> Source material
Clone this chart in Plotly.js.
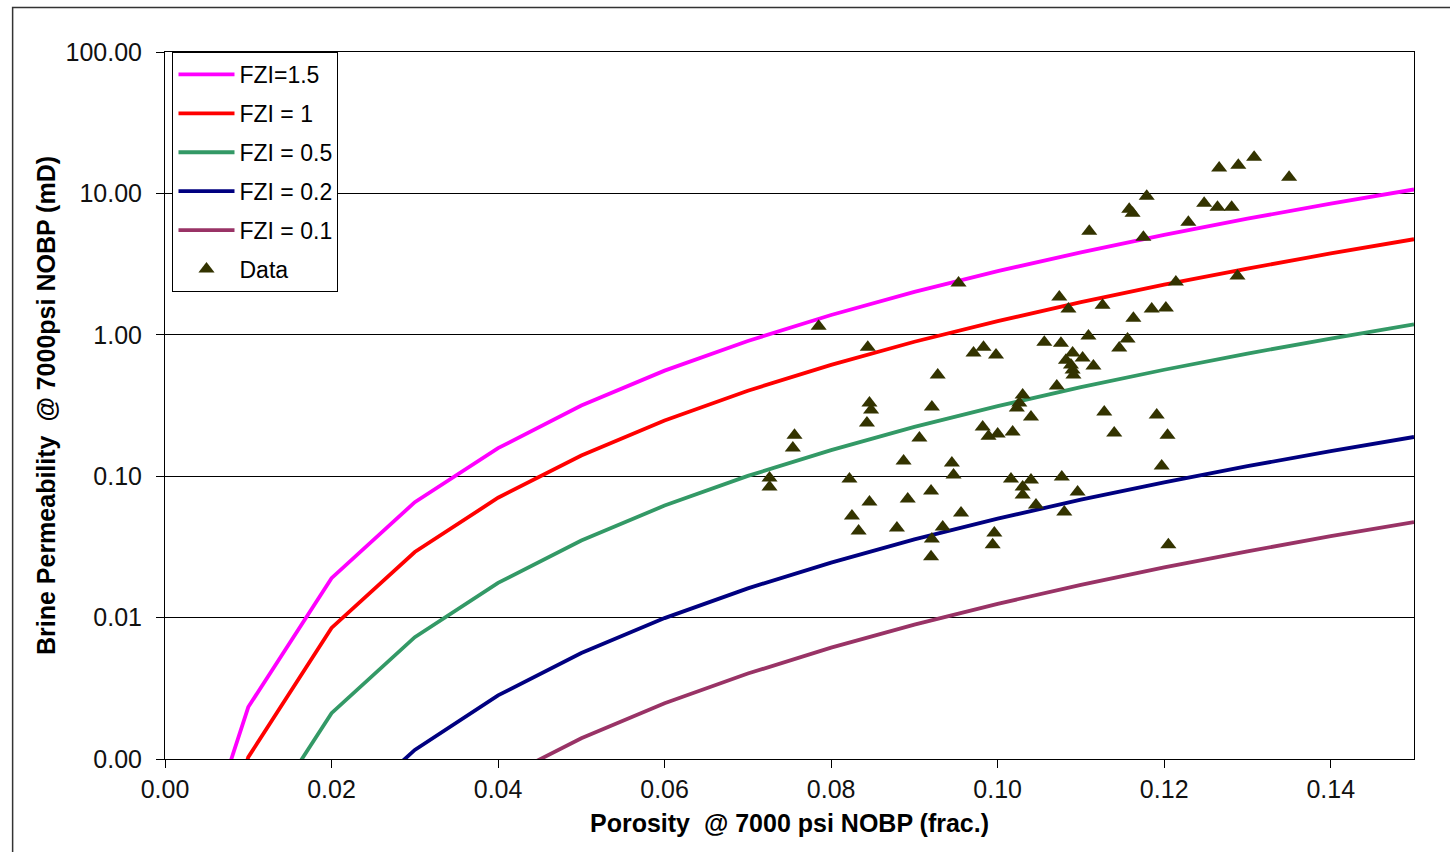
<!DOCTYPE html>
<html>
<head>
<meta charset="utf-8">
<script src="https://cdn.plot.ly/plotly-3.0.1.min.js"></script>
<style>
  html, body { margin: 0; padding: 0; background: #ffffff; }
  #chart { width: 1450px; height: 852px; }
</style>
</head>
<body>
<div id="chart"></div>
<script>
// Porosity grid of the FZI model curves
const porosity = [0.005, 0.01, 0.02, 0.03, 0.04, 0.05, 0.06, 0.07, 0.08, 0.09, 0.10, 0.11, 0.12, 0.13, 0.14, 0.15];
// Permeability (mD) along each FZI curve
const fzi15 = [0.00029, 0.00233, 0.0190, 0.0655, 0.158, 0.316, 0.558, 0.905, 1.38, 2.01, 2.82, 3.83, 5.09, 6.62, 8.46, 10.66];
const fzi10 = [0.000128, 0.00103, 0.00845, 0.0291, 0.0704, 0.140, 0.248, 0.402, 0.613, 0.893, 1.25, 1.70, 2.26, 2.94, 3.76, 4.74];
const fzi05 = [0.000032, 0.000259, 0.00211, 0.00727, 0.0176, 0.0351, 0.0620, 0.1005, 0.153, 0.223, 0.313, 0.426, 0.566, 0.736, 0.941, 1.184];
const fzi02 = [0.0000051, 0.0000414, 0.000338, 0.00116, 0.00282, 0.00562, 0.00992, 0.0161, 0.0245, 0.0357, 0.0501, 0.0682, 0.0905, 0.1177, 0.1505, 0.1895];
const fzi01 = [0.0000013, 0.0000103, 0.0000845, 0.000291, 0.000704, 0.00140, 0.00248, 0.00402, 0.00613, 0.00893, 0.01252, 0.01704, 0.02263, 0.02943, 0.03762, 0.04737];

const seriesNames = ['FZI=1.5', 'FZI = 1', 'FZI = 0.5', 'FZI = 0.2', 'FZI = 0.1'];

// Measured samples
const dataPhi = [0.1308, 0.1289, 0.1266, 0.1350, 0.1179, 0.1158, 0.1162, 0.1248, 0.1264, 0.1281,
                 0.1110, 0.1229, 0.1175, 0.0953, 0.1214, 0.1288, 0.1074, 0.1085, 0.1126, 0.1163,
                 0.1185, 0.1202, 0.0785, 0.0844, 0.0971, 0.0983, 0.0998, 0.1056, 0.1076, 0.1109,
                 0.1156, 0.1146, 0.1090, 0.1102, 0.1082, 0.1088, 0.1090, 0.1091, 0.1115, 0.1071,
                 0.0928, 0.0846, 0.0848, 0.0843, 0.0921, 0.0756, 0.0754, 0.1030, 0.1026, 0.1023,
                 0.1040, 0.0982, 0.0989, 0.1000, 0.1018, 0.0906, 0.1128, 0.1191, 0.1140, 0.1204,
                 0.0887, 0.0945, 0.0947, 0.1197, 0.0726, 0.0726, 0.0822, 0.1016, 0.1040, 0.1077,
                 0.1030, 0.1030, 0.0920, 0.0892, 0.0846, 0.1096, 0.0956, 0.0825, 0.1046, 0.1080,
                 0.0833, 0.0879, 0.0934, 0.0921, 0.0996, 0.0994, 0.0920, 0.1205];
const dataK =   [18.0, 15.8, 15.1, 13.0, 9.55, 7.73, 7.25, 8.52, 7.99, 7.99,
                 5.40, 6.26, 4.90, 2.32, 2.36, 2.60, 1.85, 1.52, 1.62, 1.31,
                 1.52, 1.55, 1.15, 0.818, 0.743, 0.818, 0.719, 0.887, 0.873, 0.979,
                 0.933, 0.805, 0.743, 0.684, 0.662, 0.611, 0.563, 0.519, 0.601, 0.434,
                 0.519, 0.329, 0.294, 0.238, 0.308, 0.195, 0.158, 0.375, 0.329, 0.303,
                 0.262, 0.223, 0.192, 0.199, 0.205, 0.186, 0.284, 0.271, 0.202, 0.195,
                 0.128, 0.124, 0.102, 0.118, 0.0971, 0.0839, 0.0955, 0.0955, 0.094, 0.0987,
                 0.0839, 0.0736, 0.0786, 0.069, 0.0658, 0.0773, 0.055, 0.0524, 0.0625, 0.0558,
                 0.041, 0.043, 0.0438, 0.036, 0.0397, 0.0327, 0.0269, 0.0327];

const yTickVals = [0.001, 0.01, 0.1, 1, 10, 100];
const yTickText = ['0.00', '0.01', '0.10', '1.00', '10.00', '100.00'];

const curveColors = ['#FF00FF', '#FF0000', '#339966', '#000080', '#993366'];
const curves = [fzi15, fzi10, fzi05, fzi02, fzi01];

const traces = curves.map((k, i) => ({
  type: 'scatter', mode: 'lines', x: porosity, y: k, name: seriesNames[i],
  legendgroup: 'g' + i,
  line: { color: curveColors[i], width: 3.8 }
}));
traces.push({
  type: 'scatter', mode: 'markers', x: dataPhi, y: dataK, name: 'Data',
  legendgroup: 'g5',
  marker: { symbol: 'triangle-up', size: 14, color: '#333300', line: { width: 0 } }
});

const FONT = 'Arial, "Liberation Sans", sans-serif';

const layout = {
  width: 1450, height: 852,
  margin: { l: 165, r: 36, t: 52, b: 93 },
  paper_bgcolor: '#ffffff', plot_bgcolor: '#ffffff',
  font: { family: FONT, size: 25, color: '#111111' },
  showlegend: true,
  legend: {
    x: 0.006, y: 1, xanchor: 'left', yanchor: 'top',
    bgcolor: '#ffffff', bordercolor: '#000000', borderwidth: 1,
    font: { family: FONT, size: 23, color: '#000000' },
    traceorder: 'grouped', tracegroupgap: 6, itemwidth: 56
  },
  xaxis: {
    range: [0, 0.15], dtick: 0.02, tick0: 0, tickformat: '.2f',
    showgrid: false, zeroline: false,
    showline: true, linecolor: '#000000', linewidth: 1, mirror: true,
    ticks: 'outside', ticklen: 8, tickcolor: '#000000',
    tickfont: { family: FONT, size: 25, color: '#111111' },
    title: { text: 'Porosity\u00a0 @ 7000 psi NOBP (frac.)', font: { family: FONT, size: 25, color: '#000000', weight: 'bold' }, standoff: 12 }
  },
  yaxis: {
    type: 'log', range: [-3, 2],
    tickvals: yTickVals, ticktext: yTickText,
    showgrid: true, gridcolor: '#000000', gridwidth: 1,
    zeroline: false,
    showline: true, linecolor: '#000000', linewidth: 1, mirror: true,
    ticks: 'outside', ticklen: 8, tickcolor: '#000000',
    ticklabelstandoff: 9,
    tickfont: { family: FONT, size: 25, color: '#111111' },
    title: { text: 'Brine Permeability\u00a0 @ 7000psi NOBP (mD)', font: { family: FONT, size: 25, color: '#000000', weight: 'bold' }, standoff: 2 }
  },
  shapes: [{
    type: 'rect', xref: 'paper', yref: 'paper',
    x0: -0.122, x1: 1.1, y0: -0.2, y1: 1.063,
    line: { color: '#333333', width: 1.5 }, fillcolor: 'rgba(0,0,0,0)', layer: 'below'
  }]
};

Plotly.newPlot('chart', traces, layout, { displayModeBar: false, staticPlot: true });
</script>
</body>
</html>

> Work to do
Copy the listing over exactly, skipping the pictures it holds.

> Response
Clone this chart in Plotly.js.
<!DOCTYPE html>
<html>
<head>
<meta charset="utf-8">
<script src="https://cdn.plot.ly/plotly-3.0.1.min.js"></script>
<style>
  html, body { margin: 0; padding: 0; background: #ffffff; }
  #chart { width: 1450px; height: 852px; }
</style>
</head>
<body>
<div id="chart"></div>
<script>
// Porosity grid of the FZI model curves
const porosity = [0.005, 0.01, 0.02, 0.03, 0.04, 0.05, 0.06, 0.07, 0.08, 0.09, 0.10, 0.11, 0.12, 0.13, 0.14, 0.15];
// Permeability (mD) along each FZI curve
const fzi15 = [0.00029, 0.00233, 0.0190, 0.0655, 0.158, 0.316, 0.558, 0.905, 1.38, 2.01, 2.82, 3.83, 5.09, 6.62, 8.46, 10.66];
const fzi10 = [0.000128, 0.00103, 0.00845, 0.0291, 0.0704, 0.140, 0.248, 0.402, 0.613, 0.893, 1.25, 1.70, 2.26, 2.94, 3.76, 4.74];
const fzi05 = [0.000032, 0.000259, 0.00211, 0.00727, 0.0176, 0.0351, 0.0620, 0.1005, 0.153, 0.223, 0.313, 0.426, 0.566, 0.736, 0.941, 1.184];
const fzi02 = [0.0000051, 0.0000414, 0.000338, 0.00116, 0.00282, 0.00562, 0.00992, 0.0161, 0.0245, 0.0357, 0.0501, 0.0682, 0.0905, 0.1177, 0.1505, 0.1895];
const fzi01 = [0.0000013, 0.0000103, 0.0000845, 0.000291, 0.000704, 0.00140, 0.00248, 0.00402, 0.00613, 0.00893, 0.01252, 0.01704, 0.02263, 0.02943, 0.03762, 0.04737];

const seriesNames = ['FZI=1.5', 'FZI = 1', 'FZI = 0.5', 'FZI = 0.2', 'FZI = 0.1'];

// Measured samples
const dataPhi = [0.1308, 0.1289, 0.1266, 0.1350, 0.1179, 0.1158, 0.1162, 0.1248, 0.1264, 0.1281,
                 0.1110, 0.1229, 0.1175, 0.0953, 0.1214, 0.1288, 0.1074, 0.1085, 0.1126, 0.1163,
                 0.1185, 0.1202, 0.0785, 0.0844, 0.0971, 0.0983, 0.0998, 0.1056, 0.1076, 0.1109,
                 0.1156, 0.1146, 0.1090, 0.1102, 0.1082, 0.1088, 0.1090, 0.1091, 0.1115, 0.1071,
                 0.0928, 0.0846, 0.0848, 0.0843, 0.0921, 0.0756, 0.0754, 0.1030, 0.1026, 0.1023,
                 0.1040, 0.0982, 0.0989, 0.1000, 0.1018, 0.0906, 0.1128, 0.1191, 0.1140, 0.1204,
                 0.0887, 0.0945, 0.0947, 0.1197, 0.0726, 0.0726, 0.0822, 0.1016, 0.1040, 0.1077,
                 0.1030, 0.1030, 0.0920, 0.0892, 0.0846, 0.1096, 0.0956, 0.0825, 0.1046, 0.1080,
                 0.0833, 0.0879, 0.0934, 0.0921, 0.0996, 0.0994, 0.0920, 0.1205];
const dataK =   [18.0, 15.8, 15.1, 13.0, 9.55, 7.73, 7.25, 8.52, 7.99, 7.99,
                 5.40, 6.26, 4.90, 2.32, 2.36, 2.60, 1.85, 1.52, 1.62, 1.31,
                 1.52, 1.55, 1.15, 0.818, 0.743, 0.818, 0.719, 0.887, 0.873, 0.979,
                 0.933, 0.805, 0.743, 0.684, 0.662, 0.611, 0.563, 0.519, 0.601, 0.434,
                 0.519, 0.329, 0.294, 0.238, 0.308, 0.195, 0.158, 0.375, 0.329, 0.303,
                 0.262, 0.223, 0.192, 0.199, 0.205, 0.186, 0.284, 0.271, 0.202, 0.195,
                 0.128, 0.124, 0.102, 0.118, 0.0971, 0.0839, 0.0955, 0.0955, 0.094, 0.0987,
                 0.0839, 0.0736, 0.0786, 0.069, 0.0658, 0.0773, 0.055, 0.0524, 0.0625, 0.0558,
                 0.041, 0.043, 0.0438, 0.036, 0.0397, 0.0327, 0.0269, 0.0327];

const yTickVals = [0.001, 0.01, 0.1, 1, 10, 100];
const yTickText = ['0.00', '0.01', '0.10', '1.00', '10.00', '100.00'];

const curveColors = ['#FF00FF', '#FF0000', '#339966', '#000080', '#993366'];
const curves = [fzi15, fzi10, fzi05, fzi02, fzi01];

const traces = curves.map((k, i) => ({
  type: 'scatter', mode: 'lines', x: porosity, y: k, name: seriesNames[i],
  legendgroup: 'g' + i,
  line: { color: curveColors[i], width: 3.8 }
}));
traces.push({
  type: 'scatter', mode: 'markers', x: dataPhi, y: dataK, name: 'Data',
  legendgroup: 'g5',
  marker: { symbol: 'triangle-up', size: 14, color: '#333300', line: { width: 0 } }
});

const FONT = 'Arial, "Liberation Sans", sans-serif';

const layout = {
  width: 1450, height: 852,
  margin: { l: 165, r: 36, t: 52, b: 93 },
  paper_bgcolor: '#ffffff', plot_bgcolor: '#ffffff',
  font: { family: FONT, size: 25, color: '#111111' },
  showlegend: true,
  legend: {
    x: 0.006, y: 1, xanchor: 'left', yanchor: 'top',
    bgcolor: '#ffffff', bordercolor: '#000000', borderwidth: 1,
    font: { family: FONT, size: 23, color: '#000000' },
    traceorder: 'grouped', tracegroupgap: 6, itemwidth: 56
  },
  xaxis: {
    range: [0, 0.15], dtick: 0.02, tick0: 0, tickformat: '.2f',
    showgrid: false, zeroline: false,
    showline: true, linecolor: '#000000', linewidth: 1, mirror: true,
    ticks: 'outside', ticklen: 8, tickcolor: '#000000',
    tickfont: { family: FONT, size: 25, color: '#111111' },
    title: { text: 'Porosity\u00a0 @ 7000 psi NOBP (frac.)', font: { family: FONT, size: 25, color: '#000000', weight: 'bold' }, standoff: 12 }
  },
  yaxis: {
    type: 'log', range: [-3, 2],
    tickvals: yTickVals, ticktext: yTickText,
    showgrid: true, gridcolor: '#000000', gridwidth: 1,
    zeroline: false,
    showline: true, linecolor: '#000000', linewidth: 1, mirror: true,
    ticks: 'outside', ticklen: 8, tickcolor: '#000000',
    ticklabelstandoff: 9,
    tickfont: { family: FONT, size: 25, color: '#111111' },
    title: { text: 'Brine Permeability\u00a0 @ 7000psi NOBP (mD)', font: { family: FONT, size: 25, color: '#000000', weight: 'bold' }, standoff: 2 }
  },
  shapes: [{
    type: 'rect', xref: 'paper', yref: 'paper',
    x0: -0.122, x1: 1.1, y0: -0.2, y1: 1.063,
    line: { color: '#333333', width: 1.5 }, fillcolor: 'rgba(0,0,0,0)', layer: 'below'
  }]
};

Plotly.newPlot('chart', traces, layout, { displayModeBar: false, staticPlot: true });
</script>
</body>
</html>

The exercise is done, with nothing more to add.